Sometimes, a smooth curve representing the estimated probability density is helpful. We can add this using kde=True or create it separately with sns.kdeplot().

plt.figure(figsize=(8, 5))
sns.histplot(data=tips, x="total_bill", kde=True, color="#1098ad") # Using kde=True
plt.title("Distribution of Total Bill Amounts with KDE")
plt.xlabel("Total Bill ($)")
plt.ylabel("Frequency / Density")
plt.show()

# Or using kdeplot separately
plt.figure(figsize=(8, 5))
sns.kdeplot(data=tips, x="total_bill", color="#f76707", fill=True) # fill adds color under the curve
plt.title("KDE of Total Bill Amounts")
plt.xlabel("Total Bill ($)")
plt.ylabel("Density")
plt.show()

Smoothed Kernel Density Estimate (KDE) of total bill amounts, highlighting the peak around $15-$20 and the right skew.

The KDE provides a smoother representation of the distribution's shape compared to the histogram's discrete bins.

Comparing Distributions: Box Plots and Violin Plots

Often, we want to compare the distribution of a numerical variable across different categories. Let's compare the total_bill distribution based on the day of the week.

Box Plot (boxplot)

A box plot summarizes the distribution using quartiles. The box represents the interquartile range (IQR), the line inside is the median, and the whiskers typically extend to 1.5 times the IQR. Points outside the whiskers are potential outliers.

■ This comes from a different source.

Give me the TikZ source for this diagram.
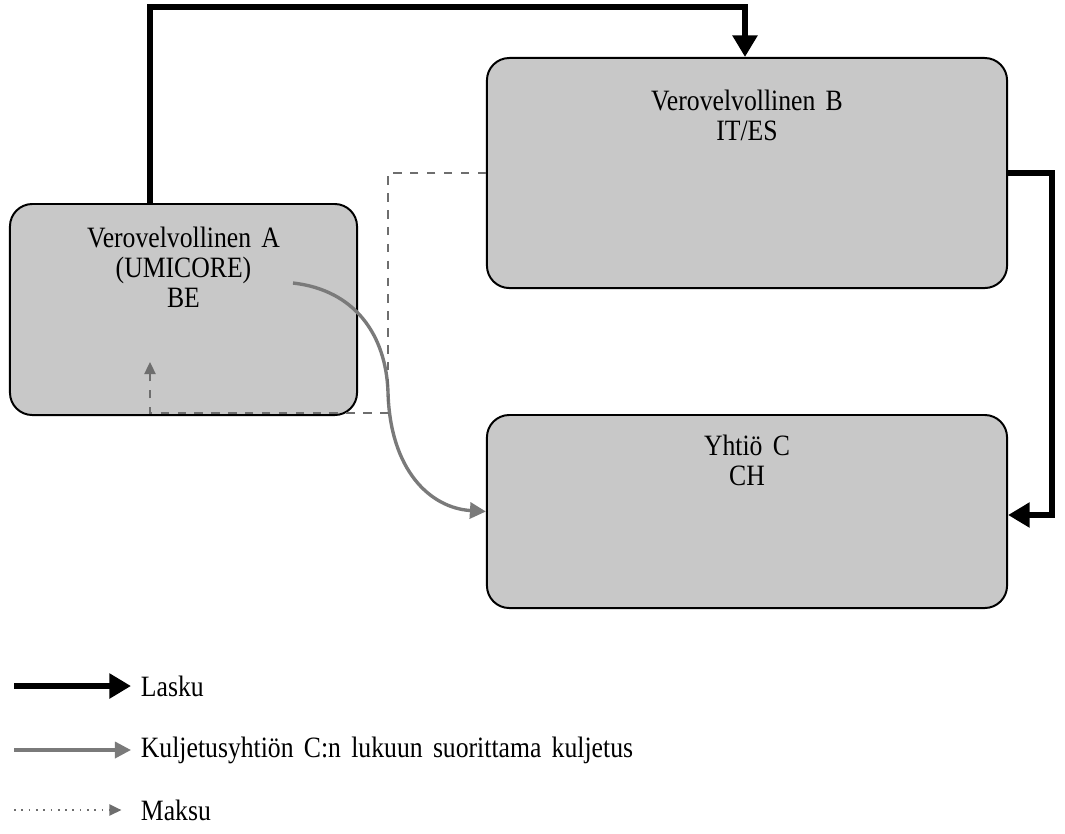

plt.figure(figsize=(8, 6))
sns.boxplot(data=tips, x="day", y="total_bill", palette="viridis") # using a different palette
plt.title("Total Bill Distribution by Day")
plt.xlabel("Day of the Week")
plt.ylabel("Total Bill ($)")
plt.show()

Comparison of total bill distribution by day. Weekend days (Sat, Sun) tend to have higher median bills and a wider range compared to weekdays.

Violin Plot (violinplot)

A violin plot combines a box plot with a KDE plot, showing the distribution's shape alongside the summary statistics.

plt.figure(figsize=(8, 6))
sns.violinplot(data=tips, x="day", y="total_bill", palette="plasma", inner="quartile") # inner='quartile' shows quartiles inside
plt.title("Total Bill Distribution by Day (Violin Plot)")
plt.xlabel("Day of the Week")
plt.ylabel("Total Bill ($)")
plt.show()

Violin plot comparing total bill distribution by day. The shape of the violins shows the density, confirming the wider spread and higher concentration of larger bills on weekends.

Violin plots give a richer understanding of the distribution's shape than standard box plots, showing multimodality if present.

Visualizing Joint Distributions

To understand the relationship between two numerical variables and their individual distributions simultaneously, we use sns.jointplot(). Let's look at total_bill versus tip.

Joint Plot (jointplot)

This function creates a scatter plot showing the relationship between the two variables in the center, with histograms (or KDEs) for each variable along the axes.

sns.jointplot(data=tips, x="total_bill", y="tip", kind="scatter", color="#37b24d") # kind='scatter' is default
plt.suptitle("Joint Distribution of Total Bill and Tip", y=1.02) # Adjust title position
plt.show()

# We can also use kind='kde' for density contours
sns.jointplot(data=tips, x="total_bill", y="tip", kind="kde", color="#7048e8")
plt.suptitle("Joint KDE of Total Bill and Tip", y=1.02)
plt.show()

Joint plot showing the relationship between total bill and tip amount. The scatter plot indicates a positive correlation, while the histograms on the margins show the individual distributions of each variable.

This practical exercise demonstrates how Seaborn's distribution plots provide powerful tools for exploring and comparing data distributions, both for single variables and relationships between variables. Experiment further by applying these plots to other numerical and categorical columns in the tips dataset or your own data.